Financial markets sometimes switch states (regimes), with key investment decision statistics (such as average return and volatility of returns) shifting dramatically for extended intervals. A simple example of financial market regimes is the designation of bull and bear stock market states, estimated (for example) by a broad index being above or below its long-interval simple moving average. What is the big picture on the concepts, estimation and application of regime changes in investing? In their June 2011 paper entitled “Regime Changes and Financial Markets”, Andrew Ang and Allan Timmermann review the basics of modeling regime switches and applying such models to asset allocation decisions.
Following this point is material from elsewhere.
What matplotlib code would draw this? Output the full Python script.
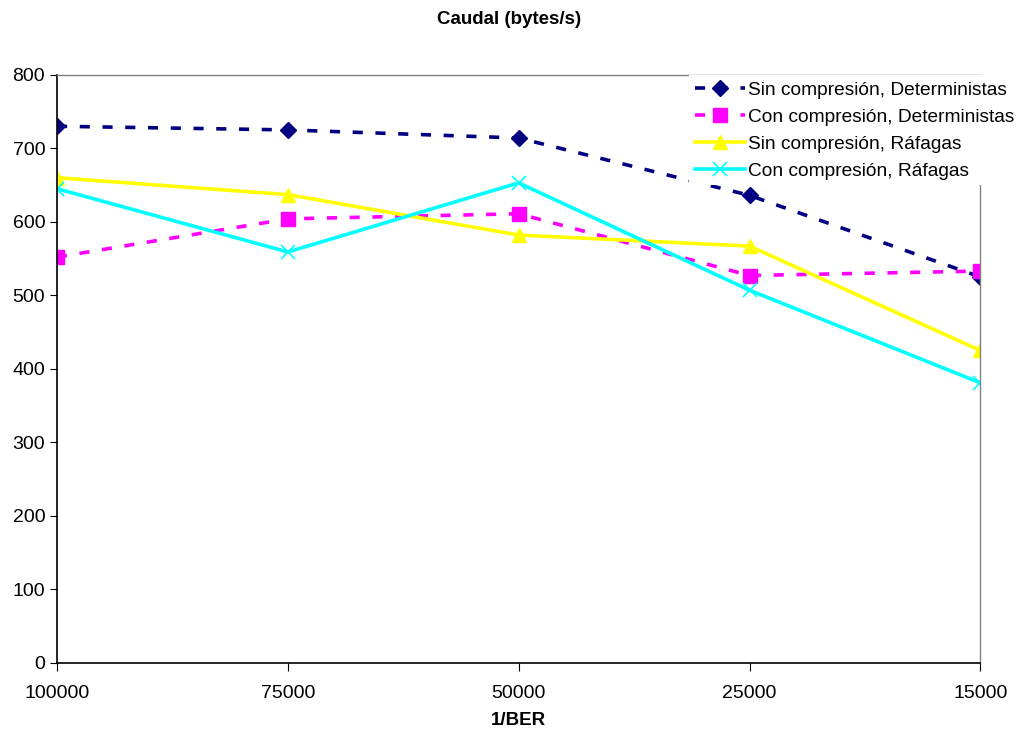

Drawing on prior theoretical and empirical research, they conclude that:
- In general, regime switching models applied to financial markets:
- Often produce outputs that match important changes in regulation or policy and other external events.
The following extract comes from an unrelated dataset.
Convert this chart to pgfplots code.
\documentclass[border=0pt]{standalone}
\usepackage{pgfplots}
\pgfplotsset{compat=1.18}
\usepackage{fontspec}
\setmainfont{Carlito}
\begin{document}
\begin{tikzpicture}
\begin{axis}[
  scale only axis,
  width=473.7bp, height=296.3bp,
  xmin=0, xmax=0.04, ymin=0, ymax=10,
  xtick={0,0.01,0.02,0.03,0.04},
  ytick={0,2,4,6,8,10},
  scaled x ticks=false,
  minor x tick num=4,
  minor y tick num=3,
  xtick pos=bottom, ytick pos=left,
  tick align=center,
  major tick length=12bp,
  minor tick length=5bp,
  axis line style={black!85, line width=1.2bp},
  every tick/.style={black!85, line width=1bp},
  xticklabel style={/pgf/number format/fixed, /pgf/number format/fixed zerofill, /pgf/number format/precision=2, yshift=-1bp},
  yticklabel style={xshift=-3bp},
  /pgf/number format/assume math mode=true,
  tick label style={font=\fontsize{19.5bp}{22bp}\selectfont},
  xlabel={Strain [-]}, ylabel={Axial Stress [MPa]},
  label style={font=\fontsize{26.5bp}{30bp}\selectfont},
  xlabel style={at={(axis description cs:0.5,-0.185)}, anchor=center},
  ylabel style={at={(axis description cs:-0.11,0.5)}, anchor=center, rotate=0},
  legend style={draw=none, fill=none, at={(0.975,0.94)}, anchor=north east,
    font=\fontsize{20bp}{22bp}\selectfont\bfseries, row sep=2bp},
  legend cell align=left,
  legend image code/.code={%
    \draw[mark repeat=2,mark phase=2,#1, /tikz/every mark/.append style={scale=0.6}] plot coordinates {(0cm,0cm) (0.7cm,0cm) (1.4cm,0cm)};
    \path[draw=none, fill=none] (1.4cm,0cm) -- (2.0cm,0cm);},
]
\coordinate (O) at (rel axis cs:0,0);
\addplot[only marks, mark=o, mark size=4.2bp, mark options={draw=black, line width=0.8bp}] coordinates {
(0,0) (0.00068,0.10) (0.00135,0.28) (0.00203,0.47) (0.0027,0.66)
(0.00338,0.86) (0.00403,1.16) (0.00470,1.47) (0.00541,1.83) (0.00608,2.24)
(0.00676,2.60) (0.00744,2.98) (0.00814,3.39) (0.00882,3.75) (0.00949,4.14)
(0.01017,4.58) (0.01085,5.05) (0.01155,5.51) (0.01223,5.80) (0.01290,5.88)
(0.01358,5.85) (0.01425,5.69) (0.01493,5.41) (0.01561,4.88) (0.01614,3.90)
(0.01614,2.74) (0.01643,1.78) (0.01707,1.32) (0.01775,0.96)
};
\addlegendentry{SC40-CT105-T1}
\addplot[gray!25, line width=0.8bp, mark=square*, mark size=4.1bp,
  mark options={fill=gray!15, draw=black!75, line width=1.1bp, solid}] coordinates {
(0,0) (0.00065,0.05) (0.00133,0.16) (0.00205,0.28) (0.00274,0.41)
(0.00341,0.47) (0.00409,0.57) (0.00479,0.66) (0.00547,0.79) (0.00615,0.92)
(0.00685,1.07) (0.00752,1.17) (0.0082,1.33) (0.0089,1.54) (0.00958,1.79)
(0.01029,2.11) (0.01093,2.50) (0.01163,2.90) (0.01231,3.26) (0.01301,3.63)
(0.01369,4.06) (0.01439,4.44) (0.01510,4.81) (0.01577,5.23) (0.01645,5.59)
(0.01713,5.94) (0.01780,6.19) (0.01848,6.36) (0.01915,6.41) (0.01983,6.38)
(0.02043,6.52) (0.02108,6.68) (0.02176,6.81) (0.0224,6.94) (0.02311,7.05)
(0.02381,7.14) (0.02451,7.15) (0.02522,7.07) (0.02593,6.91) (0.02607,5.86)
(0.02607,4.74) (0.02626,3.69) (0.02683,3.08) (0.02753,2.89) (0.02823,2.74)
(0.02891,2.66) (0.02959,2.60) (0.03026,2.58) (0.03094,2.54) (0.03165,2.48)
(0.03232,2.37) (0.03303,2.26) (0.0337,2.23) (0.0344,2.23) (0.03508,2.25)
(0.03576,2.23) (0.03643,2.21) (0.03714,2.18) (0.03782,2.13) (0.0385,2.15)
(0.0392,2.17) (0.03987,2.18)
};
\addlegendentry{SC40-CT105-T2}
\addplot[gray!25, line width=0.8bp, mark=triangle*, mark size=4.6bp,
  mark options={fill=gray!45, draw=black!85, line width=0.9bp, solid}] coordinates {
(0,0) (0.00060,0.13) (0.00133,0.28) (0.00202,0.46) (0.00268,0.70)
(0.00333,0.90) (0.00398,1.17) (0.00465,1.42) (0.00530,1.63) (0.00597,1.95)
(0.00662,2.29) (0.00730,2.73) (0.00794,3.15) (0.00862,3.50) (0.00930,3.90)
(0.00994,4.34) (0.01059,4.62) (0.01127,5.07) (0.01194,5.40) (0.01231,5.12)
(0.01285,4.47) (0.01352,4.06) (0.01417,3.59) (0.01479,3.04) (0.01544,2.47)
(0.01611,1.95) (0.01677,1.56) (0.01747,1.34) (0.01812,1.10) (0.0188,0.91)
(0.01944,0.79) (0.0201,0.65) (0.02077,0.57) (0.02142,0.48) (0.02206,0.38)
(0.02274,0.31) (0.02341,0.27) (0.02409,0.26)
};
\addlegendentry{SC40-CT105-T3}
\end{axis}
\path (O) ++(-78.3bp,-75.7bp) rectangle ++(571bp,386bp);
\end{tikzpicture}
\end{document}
- May assume repeated switching among a fixed number of market states (such as bull and bear) or an expanding set of new states.
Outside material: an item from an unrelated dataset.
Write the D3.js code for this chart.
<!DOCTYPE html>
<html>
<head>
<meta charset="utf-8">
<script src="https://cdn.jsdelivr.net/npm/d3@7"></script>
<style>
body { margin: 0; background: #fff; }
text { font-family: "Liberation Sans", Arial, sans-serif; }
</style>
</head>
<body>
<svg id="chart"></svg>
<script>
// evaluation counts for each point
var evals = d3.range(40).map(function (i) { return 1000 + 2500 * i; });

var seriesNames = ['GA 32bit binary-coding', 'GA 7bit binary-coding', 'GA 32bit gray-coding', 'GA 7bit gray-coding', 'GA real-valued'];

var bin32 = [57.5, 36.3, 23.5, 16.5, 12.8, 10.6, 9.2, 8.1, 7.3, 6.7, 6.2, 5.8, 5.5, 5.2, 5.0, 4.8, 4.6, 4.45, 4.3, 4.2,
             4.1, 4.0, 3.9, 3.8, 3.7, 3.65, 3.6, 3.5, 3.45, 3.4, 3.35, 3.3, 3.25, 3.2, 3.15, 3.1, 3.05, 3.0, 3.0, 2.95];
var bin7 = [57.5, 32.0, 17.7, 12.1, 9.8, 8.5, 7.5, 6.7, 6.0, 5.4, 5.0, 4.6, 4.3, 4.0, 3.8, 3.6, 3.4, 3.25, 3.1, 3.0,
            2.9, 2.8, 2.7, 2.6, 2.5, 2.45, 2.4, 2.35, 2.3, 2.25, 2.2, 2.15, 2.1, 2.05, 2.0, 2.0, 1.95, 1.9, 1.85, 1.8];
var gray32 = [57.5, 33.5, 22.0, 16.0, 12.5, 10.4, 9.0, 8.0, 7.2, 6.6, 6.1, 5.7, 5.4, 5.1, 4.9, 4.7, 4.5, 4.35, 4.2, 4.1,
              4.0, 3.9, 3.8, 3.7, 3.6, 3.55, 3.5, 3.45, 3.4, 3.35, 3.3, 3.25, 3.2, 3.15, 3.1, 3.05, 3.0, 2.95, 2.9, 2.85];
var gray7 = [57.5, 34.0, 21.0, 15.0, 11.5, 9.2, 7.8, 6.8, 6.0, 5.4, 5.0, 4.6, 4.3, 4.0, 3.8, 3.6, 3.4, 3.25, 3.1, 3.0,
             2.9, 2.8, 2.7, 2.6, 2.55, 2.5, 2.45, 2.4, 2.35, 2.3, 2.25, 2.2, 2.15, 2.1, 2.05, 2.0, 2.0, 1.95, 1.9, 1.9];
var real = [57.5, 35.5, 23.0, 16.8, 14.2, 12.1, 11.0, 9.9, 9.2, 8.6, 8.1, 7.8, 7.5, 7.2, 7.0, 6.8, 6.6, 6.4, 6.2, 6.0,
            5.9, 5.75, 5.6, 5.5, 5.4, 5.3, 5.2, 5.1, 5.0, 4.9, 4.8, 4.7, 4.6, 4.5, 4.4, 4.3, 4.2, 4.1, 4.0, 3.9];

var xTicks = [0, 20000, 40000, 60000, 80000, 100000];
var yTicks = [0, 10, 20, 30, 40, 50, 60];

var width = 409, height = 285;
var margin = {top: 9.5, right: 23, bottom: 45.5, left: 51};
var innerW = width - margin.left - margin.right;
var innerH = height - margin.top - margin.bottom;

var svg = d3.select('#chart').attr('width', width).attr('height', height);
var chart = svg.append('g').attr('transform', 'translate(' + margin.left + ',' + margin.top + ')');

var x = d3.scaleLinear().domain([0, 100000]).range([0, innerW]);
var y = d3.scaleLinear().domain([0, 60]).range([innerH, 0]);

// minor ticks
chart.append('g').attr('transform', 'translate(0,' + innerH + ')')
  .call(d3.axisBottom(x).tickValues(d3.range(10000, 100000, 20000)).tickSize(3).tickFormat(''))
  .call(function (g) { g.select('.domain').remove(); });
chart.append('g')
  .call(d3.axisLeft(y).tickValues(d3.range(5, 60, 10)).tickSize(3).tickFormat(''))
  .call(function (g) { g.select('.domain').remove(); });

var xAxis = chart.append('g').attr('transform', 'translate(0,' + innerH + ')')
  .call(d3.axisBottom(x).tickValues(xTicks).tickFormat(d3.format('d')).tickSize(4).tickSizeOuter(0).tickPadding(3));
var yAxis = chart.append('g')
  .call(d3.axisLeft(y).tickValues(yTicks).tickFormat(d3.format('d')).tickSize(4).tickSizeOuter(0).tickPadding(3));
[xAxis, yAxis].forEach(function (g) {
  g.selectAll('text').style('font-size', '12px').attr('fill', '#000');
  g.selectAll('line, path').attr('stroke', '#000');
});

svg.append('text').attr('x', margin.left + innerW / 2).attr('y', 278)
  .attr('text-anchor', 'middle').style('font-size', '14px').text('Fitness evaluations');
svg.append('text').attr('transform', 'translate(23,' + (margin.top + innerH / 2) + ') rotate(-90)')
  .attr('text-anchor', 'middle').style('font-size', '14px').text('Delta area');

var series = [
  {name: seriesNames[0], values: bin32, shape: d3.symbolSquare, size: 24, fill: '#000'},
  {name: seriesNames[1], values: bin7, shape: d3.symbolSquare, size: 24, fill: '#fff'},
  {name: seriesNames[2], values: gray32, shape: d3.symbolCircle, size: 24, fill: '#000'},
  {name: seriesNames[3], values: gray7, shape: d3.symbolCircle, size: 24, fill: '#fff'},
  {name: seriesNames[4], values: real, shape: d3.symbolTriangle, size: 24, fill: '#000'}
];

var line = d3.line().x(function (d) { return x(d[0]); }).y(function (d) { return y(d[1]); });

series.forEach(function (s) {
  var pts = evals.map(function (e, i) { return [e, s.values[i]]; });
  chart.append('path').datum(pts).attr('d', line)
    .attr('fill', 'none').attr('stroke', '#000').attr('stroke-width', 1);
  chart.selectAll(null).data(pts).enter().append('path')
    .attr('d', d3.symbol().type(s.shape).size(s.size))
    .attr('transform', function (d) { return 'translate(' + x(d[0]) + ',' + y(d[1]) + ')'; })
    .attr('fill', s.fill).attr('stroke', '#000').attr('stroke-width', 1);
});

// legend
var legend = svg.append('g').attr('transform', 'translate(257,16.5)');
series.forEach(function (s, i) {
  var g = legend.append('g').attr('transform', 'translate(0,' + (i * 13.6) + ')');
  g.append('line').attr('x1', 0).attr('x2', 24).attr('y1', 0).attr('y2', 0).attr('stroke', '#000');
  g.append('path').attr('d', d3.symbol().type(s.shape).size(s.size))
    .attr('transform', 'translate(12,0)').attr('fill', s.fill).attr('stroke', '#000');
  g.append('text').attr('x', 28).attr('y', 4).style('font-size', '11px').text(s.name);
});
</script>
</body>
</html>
- Make analysis tractable by capturing such such return behaviors as fat tails, volatility clustering, skewness and time-varying correlations by combining intervals separately described by well-behaved (e.g., normal) return distributions.
- Because of the difficulty of reliably measuring average returns, researchers often focus on level of return volatility as the discriminator of financial market regimes. Other market behaviors that tend to vary across regimes include:
- Strength of mean reversion.
- Degree of return predictability.
- Magnitudes of common anomalies such as the size effect and value premium.
- Optimal asset allocations differ substantially across regimes, and uncertainty about future regime changes can have a large effect on strategic asset allocation.
In summary, empirical evidence supports belief in financial market regimes demarcated most reliably by level of return volatility. Assumptions about regime changes are important to strategic asset allocation.
For a specific example of the type of research the authors survey, see “Quantifying and Exploiting Long (Bull and Bear) Trends”.
Note that:
- Academic financial market regime change models tend to be complex, and (as for inference in general) recognition of a regime change considerably lags its onset.
- Rolling window analysis is more sensitive to regime changes than inception-to-date analysis.